> [Charts and diagrams as code]:
::::::::::
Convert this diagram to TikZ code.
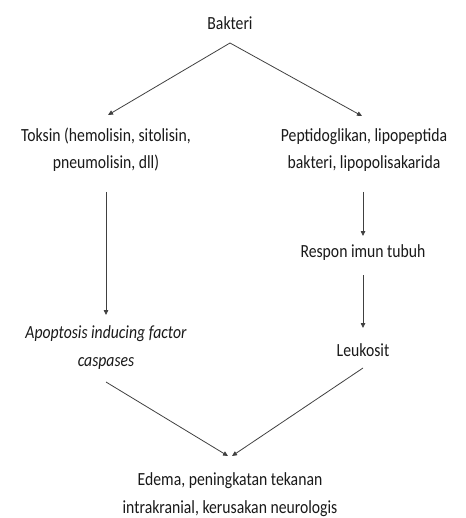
\documentclass[tikz,border=0pt]{standalone}
\usepackage{fontspec}
\setmainfont{Carlito}
\usetikzlibrary{arrows.meta,calc}
\tikzset{
  lbl/.style={anchor=base, align=center, inner sep=0pt, text=black!90,
    yscale=1.18, font=\fontsize{15.7}{23}\selectfont},
  arr/.style={draw=black!75, line width=0.8pt,
    -{Triangle[length=5pt,width=4.5pt]}}
}
\begin{document}
\begin{tikzpicture}[x=1pt,y=-1pt]
\useasboundingbox (0,0) rectangle (465,518);
% base anchor of a multi-line node = baseline of its last line
\node[lbl] (bak) at (230,30) {Bakteri};
\node[lbl] (tok) at (106,169) {Toksin (hemolisin, sitolisin,\\pneumolisin, dll)};
\node[lbl] (pep) at (364,169) {Peptidoglikan, lipopeptida\\bakteri, lipopolisakarida};
\node[lbl] (res) at (363,257) {Respon imun tubuh};
\node[lbl] (apo) at (106,366) {\itshape Apoptosis inducing factor\\\itshape caspases};
\node[lbl] (leu) at (363,356) {Leukosit};
\node[lbl] (ede) at (230,513) {Edema, peningkatan tekanan\\intrakranial, kerusakan neurologis};

\draw[arr] ($(bak.base)+(0,13)$) -- ($(tok.base)+(2,-54)$);
\draw[arr] ($(bak.base)+(0,13)$) -- ($(pep.base)+(-2,-53)$);
\draw[arr] ($(tok.base)+(0,23)$) -- ($(apo.base)+(0,-51)$);
\draw[arr] ($(pep.base)+(-1,23)$) -- ($(res.base)+(0,-21)$);
\draw[arr] ($(res.base)+(0,18)$) -- ($(leu.base)+(0,-28)$);
\draw[arr] ($(apo.base)+(0,16)$) -- ($(ede.base)+(-2,-57)$);
\draw[arr] ($(leu.base)+(0,12)$) -- ($(ede.base)+(2,-57)$);
\end{tikzpicture}
\end{document}
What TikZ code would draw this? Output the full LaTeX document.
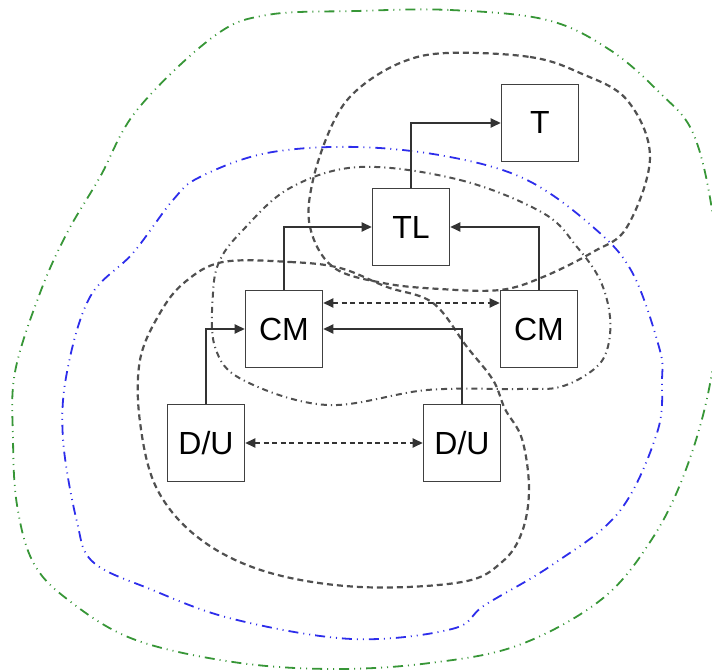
::::::::::
> [To be done]: Repeat all of the entries word for word, but omit the pictures.

> [Output for this exercise]:
Convert this diagram to TikZ code.
\documentclass[tikz,border=0pt]{standalone}
\usepackage{fontspec}
\setmainfont{Carlito}
\usetikzlibrary{arrows.meta,calc}
\tikzset{
  lbl/.style={anchor=base, align=center, inner sep=0pt, text=black!90,
    yscale=1.18, font=\fontsize{15.7}{23}\selectfont},
  arr/.style={draw=black!75, line width=0.8pt,
    -{Triangle[length=5pt,width=4.5pt]}}
}
\begin{document}
\begin{tikzpicture}[x=1pt,y=-1pt]
\useasboundingbox (0,0) rectangle (465,518);
% base anchor of a multi-line node = baseline of its last line
\node[lbl] (bak) at (230,30) {Bakteri};
\node[lbl] (tok) at (106,169) {Toksin (hemolisin, sitolisin,\\pneumolisin, dll)};
\node[lbl] (pep) at (364,169) {Peptidoglikan, lipopeptida\\bakteri, lipopolisakarida};
\node[lbl] (res) at (363,257) {Respon imun tubuh};
\node[lbl] (apo) at (106,366) {\itshape Apoptosis inducing factor\\\itshape caspases};
\node[lbl] (leu) at (363,356) {Leukosit};
\node[lbl] (ede) at (230,513) {Edema, peningkatan tekanan\\intrakranial, kerusakan neurologis};

\draw[arr] ($(bak.base)+(0,13)$) -- ($(tok.base)+(2,-54)$);
\draw[arr] ($(bak.base)+(0,13)$) -- ($(pep.base)+(-2,-53)$);
\draw[arr] ($(tok.base)+(0,23)$) -- ($(apo.base)+(0,-51)$);
\draw[arr] ($(pep.base)+(-1,23)$) -- ($(res.base)+(0,-21)$);
\draw[arr] ($(res.base)+(0,18)$) -- ($(leu.base)+(0,-28)$);
\draw[arr] ($(apo.base)+(0,16)$) -- ($(ede.base)+(-2,-57)$);
\draw[arr] ($(leu.base)+(0,12)$) -- ($(ede.base)+(2,-57)$);
\end{tikzpicture}
\end{document}
What TikZ code would draw this? Output the full LaTeX document.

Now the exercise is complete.